What is being asked:
Skip the pictures and repeat each line of the data exactly.
-- Start Material --
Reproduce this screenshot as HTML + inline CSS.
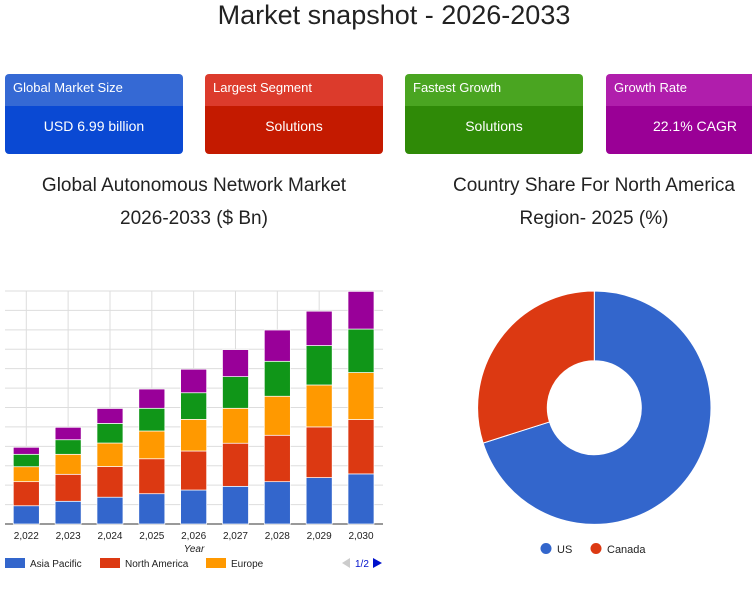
<!DOCTYPE html>
<html><head><meta charset="utf-8"><style>
body{margin:0;width:752px;height:589px;background:#fff;font-family:"Liberation Sans",sans-serif;position:relative;overflow:hidden}
.abs{position:absolute}
.card{position:absolute;top:74px;width:178px;height:80px;border-radius:4px;overflow:hidden;color:#fff}
.card .h{height:32px;line-height:28px;font-size:13px;padding-left:8px}
.card .v{height:48px;line-height:40px;font-size:14px;text-align:center}
.t{position:absolute;font-size:19px;color:#222;text-align:center}
</style></head><body>
<div class="abs" style="left:0;width:788px;top:0;text-align:center;font-size:27px;color:#222;line-height:30px">Market snapshot - 2026-2033</div>

<div class="card" style="left:5px"><div class="h" style="background:#3569d4">Global Market Size</div><div class="v" style="background:#0a49d3">USD 6.99 billion</div></div>
<div class="card" style="left:205px"><div class="h" style="background:#dc3b2c">Largest Segment</div><div class="v" style="background:#c41a00">Solutions</div></div>
<div class="card" style="left:405px"><div class="h" style="background:#4aa521">Fastest Growth</div><div class="v" style="background:#2f8a07">Solutions</div></div>
<div class="card" style="left:606px"><div class="h" style="background:#b01eac">Growth Rate</div><div class="v" style="background:#9a0096">22.1% CAGR</div></div>

<div class="t" style="left:0;width:388px;top:169px;line-height:33px">Global Autonomous Network Market<br>2026-2033 ($ Bn)</div>
<div class="t" style="left:440px;width:308px;top:169px;line-height:33px">Country Share For North America<br>Region- 2025 (%)</div>

<svg id="bar" class="abs" style="left:0;top:0" width="400" height="589"></svg>
<svg id="pie" class="abs" style="left:440px;top:0" width="312" height="589"></svg>

<script>
const years=["2,022","2,023","2,024","2,025","2,026","2,027","2,028","2,029","2,030"];
const asiaPacific=[0.94,1.17,1.38,1.56,1.75,1.94,2.18,2.39,2.58];
const northAmerica=[1.24,1.39,1.58,1.80,2.01,2.22,2.39,2.61,2.80];
const europe=[0.77,1.03,1.21,1.43,1.63,1.80,2.01,2.16,2.42];
const other1=[0.64,0.75,1.01,1.17,1.37,1.63,1.80,2.03,2.24];
const other2=[0.36,0.64,0.77,0.99,1.21,1.39,1.61,1.77,1.94];
const yMax=12;
const shareLabels=["US","Canada"];
const shareValues=[70.1,29.9];

const NS="http://www.w3.org/2000/svg";
function mk(p,t,a){const e=document.createElementNS(NS,t);for(const k in a)e.setAttribute(k,a[k]);p.appendChild(e);return e;}
const bar=document.getElementById('bar');
const L=5,R=383,B=524,T=291;
const y=v=>B-(v/yMax)*(B-T);
const step=(361-26.3)/8;
const x=i=>26.3+i*step;
for(let g=0;g<=yMax;g++){const l=mk(bar,'line',{x1:L,x2:R,y1:y(g),y2:y(g),stroke:g==0?'#333':'#ddd','stroke-width':1});

}
for(let i=0;i<years.length;i++){const l=mk(bar,'line',{x1:x(i),x2:x(i),y1:T,y2:B,stroke:'#ddd'});

}
mk(bar,'line',{x1:L,x2:R,y1:B,y2:B,stroke:'#333'});
const series=[asiaPacific,northAmerica,europe,other1,other2];
const cols=['#3366cc','#dc3912','#ff9900','#109618','#990099'];
const bw=26;
years.forEach((yr,i)=>{let acc=0;series.forEach((s,k)=>{const r=mk(bar,'rect',{x:x(i)-bw/2,y:y(acc+s[i]),width:bw,height:y(acc)-y(acc+s[i]),fill:cols[k],stroke:'#fff','stroke-width':0.7});


acc+=s[i];});
const t=mk(bar,'text',{x:x(i),y:539,'text-anchor':'middle','font-size':10,fill:'#222','font-family':'Liberation Sans'});t.textContent=yr;

});
const xt=mk(bar,'text',{x:194,y:552,'text-anchor':'middle','font-size':10,'font-style':'italic',fill:'#222'});xt.textContent='Year';


const leg=[['Asia Pacific',5,'#3366cc'],['North America',100,'#dc3912'],['Europe',206,'#ff9900']];
leg.forEach(l=>{const g=mk(bar,'g',{});


mk(g,'rect',{x:l[1],y:558,width:20,height:10,fill:l[2]});const t=mk(g,'text',{x:l[1]+25,y:567,'font-size':10,fill:'#222'});t.textContent=l[0];});
mk(bar,'path',{d:'M342 563 L350 558 L350 568Z',fill:'#ccc'});
const pg=mk(bar,'text',{x:355,y:567,'font-size':10,fill:'#0011cc'});pg.textContent='1/2';


const nx=mk(bar,'path',{d:'M373 558 L382 563 L373 568Z',fill:'#0011cc'});



const pie=document.getElementById('pie');
const cx=154.3,cy=407.7,ro=116.7,ri=47;
const tot=shareValues.reduce((a,b)=>a+b,0);
let a0=0;const pc=['#3366cc','#dc3912'];
shareValues.forEach((v,i)=>{const a1=a0+v/tot*2*Math.PI;
const p=(a,r)=>[cx+r*Math.sin(a),cy-r*Math.cos(a)];
const [x0,y0]=p(a0,ro),[x1,y1]=p(a1,ro),[x2,y2]=p(a1,ri),[x3,y3]=p(a0,ri);const lg=(a1-a0)>Math.PI?1:0;
const s=mk(pie,'path',{d:`M${x0} ${y0} A${ro} ${ro} 0 ${lg} 1 ${x1} ${y1} L${x2} ${y2} A${ri} ${ri} 0 ${lg} 0 ${x3} ${y3}Z`,fill:pc[i],stroke:'#fff','stroke-width':1});


a0=a1;});
[[106,0],[156,1]].forEach(([lx,i])=>{const g=mk(pie,'g',{});


mk(g,'circle',{cx:lx,cy:548.5,r:5.5,fill:pc[i]});const t=mk(g,'text',{x:lx+11,y:553,'font-size':11,fill:'#222'});t.textContent=shareLabels[i];});
</script>
</body></html>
-- End Material --
Correct response:
Reproduce this screenshot as HTML + inline CSS.
<!DOCTYPE html>
<html><head><meta charset="utf-8"><style>
body{margin:0;width:752px;height:589px;background:#fff;font-family:"Liberation Sans",sans-serif;position:relative;overflow:hidden}
.abs{position:absolute}
.card{position:absolute;top:74px;width:178px;height:80px;border-radius:4px;overflow:hidden;color:#fff}
.card .h{height:32px;line-height:28px;font-size:13px;padding-left:8px}
.card .v{height:48px;line-height:40px;font-size:14px;text-align:center}
.t{position:absolute;font-size:19px;color:#222;text-align:center}
</style></head><body>
<div class="abs" style="left:0;width:788px;top:0;text-align:center;font-size:27px;color:#222;line-height:30px">Market snapshot - 2026-2033</div>

<div class="card" style="left:5px"><div class="h" style="background:#3569d4">Global Market Size</div><div class="v" style="background:#0a49d3">USD 6.99 billion</div></div>
<div class="card" style="left:205px"><div class="h" style="background:#dc3b2c">Largest Segment</div><div class="v" style="background:#c41a00">Solutions</div></div>
<div class="card" style="left:405px"><div class="h" style="background:#4aa521">Fastest Growth</div><div class="v" style="background:#2f8a07">Solutions</div></div>
<div class="card" style="left:606px"><div class="h" style="background:#b01eac">Growth Rate</div><div class="v" style="background:#9a0096">22.1% CAGR</div></div>

<div class="t" style="left:0;width:388px;top:169px;line-height:33px">Global Autonomous Network Market<br>2026-2033 ($ Bn)</div>
<div class="t" style="left:440px;width:308px;top:169px;line-height:33px">Country Share For North America<br>Region- 2025 (%)</div>

<svg id="bar" class="abs" style="left:0;top:0" width="400" height="589"></svg>
<svg id="pie" class="abs" style="left:440px;top:0" width="312" height="589"></svg>

<script>
const years=["2,022","2,023","2,024","2,025","2,026","2,027","2,028","2,029","2,030"];
const asiaPacific=[0.94,1.17,1.38,1.56,1.75,1.94,2.18,2.39,2.58];
const northAmerica=[1.24,1.39,1.58,1.80,2.01,2.22,2.39,2.61,2.80];
const europe=[0.77,1.03,1.21,1.43,1.63,1.80,2.01,2.16,2.42];
const other1=[0.64,0.75,1.01,1.17,1.37,1.63,1.80,2.03,2.24];
const other2=[0.36,0.64,0.77,0.99,1.21,1.39,1.61,1.77,1.94];
const yMax=12;
const shareLabels=["US","Canada"];
const shareValues=[70.1,29.9];

const NS="http://www.w3.org/2000/svg";
function mk(p,t,a){const e=document.createElementNS(NS,t);for(const k in a)e.setAttribute(k,a[k]);p.appendChild(e);return e;}
const bar=document.getElementById('bar');
const L=5,R=383,B=524,T=291;
const y=v=>B-(v/yMax)*(B-T);
const step=(361-26.3)/8;
const x=i=>26.3+i*step;
for(let g=0;g<=yMax;g++){const l=mk(bar,'line',{x1:L,x2:R,y1:y(g),y2:y(g),stroke:g==0?'#333':'#ddd','stroke-width':1});

}
for(let i=0;i<years.length;i++){const l=mk(bar,'line',{x1:x(i),x2:x(i),y1:T,y2:B,stroke:'#ddd'});

}
mk(bar,'line',{x1:L,x2:R,y1:B,y2:B,stroke:'#333'});
const series=[asiaPacific,northAmerica,europe,other1,other2];
const cols=['#3366cc','#dc3912','#ff9900','#109618','#990099'];
const bw=26;
years.forEach((yr,i)=>{let acc=0;series.forEach((s,k)=>{const r=mk(bar,'rect',{x:x(i)-bw/2,y:y(acc+s[i]),width:bw,height:y(acc)-y(acc+s[i]),fill:cols[k],stroke:'#fff','stroke-width':0.7});


acc+=s[i];});
const t=mk(bar,'text',{x:x(i),y:539,'text-anchor':'middle','font-size':10,fill:'#222','font-family':'Liberation Sans'});t.textContent=yr;

});
const xt=mk(bar,'text',{x:194,y:552,'text-anchor':'middle','font-size':10,'font-style':'italic',fill:'#222'});xt.textContent='Year';


const leg=[['Asia Pacific',5,'#3366cc'],['North America',100,'#dc3912'],['Europe',206,'#ff9900']];
leg.forEach(l=>{const g=mk(bar,'g',{});


mk(g,'rect',{x:l[1],y:558,width:20,height:10,fill:l[2]});const t=mk(g,'text',{x:l[1]+25,y:567,'font-size':10,fill:'#222'});t.textContent=l[0];});
mk(bar,'path',{d:'M342 563 L350 558 L350 568Z',fill:'#ccc'});
const pg=mk(bar,'text',{x:355,y:567,'font-size':10,fill:'#0011cc'});pg.textContent='1/2';


const nx=mk(bar,'path',{d:'M373 558 L382 563 L373 568Z',fill:'#0011cc'});



const pie=document.getElementById('pie');
const cx=154.3,cy=407.7,ro=116.7,ri=47;
const tot=shareValues.reduce((a,b)=>a+b,0);
let a0=0;const pc=['#3366cc','#dc3912'];
shareValues.forEach((v,i)=>{const a1=a0+v/tot*2*Math.PI;
const p=(a,r)=>[cx+r*Math.sin(a),cy-r*Math.cos(a)];
const [x0,y0]=p(a0,ro),[x1,y1]=p(a1,ro),[x2,y2]=p(a1,ri),[x3,y3]=p(a0,ri);const lg=(a1-a0)>Math.PI?1:0;
const s=mk(pie,'path',{d:`M${x0} ${y0} A${ro} ${ro} 0 ${lg} 1 ${x1} ${y1} L${x2} ${y2} A${ri} ${ri} 0 ${lg} 0 ${x3} ${y3}Z`,fill:pc[i],stroke:'#fff','stroke-width':1});


a0=a1;});
[[106,0],[156,1]].forEach(([lx,i])=>{const g=mk(pie,'g',{});


mk(g,'circle',{cx:lx,cy:548.5,r:5.5,fill:pc[i]});const t=mk(g,'text',{x:lx+11,y:553,'font-size':11,fill:'#222'});t.textContent=shareLabels[i];});
</script>
</body></html>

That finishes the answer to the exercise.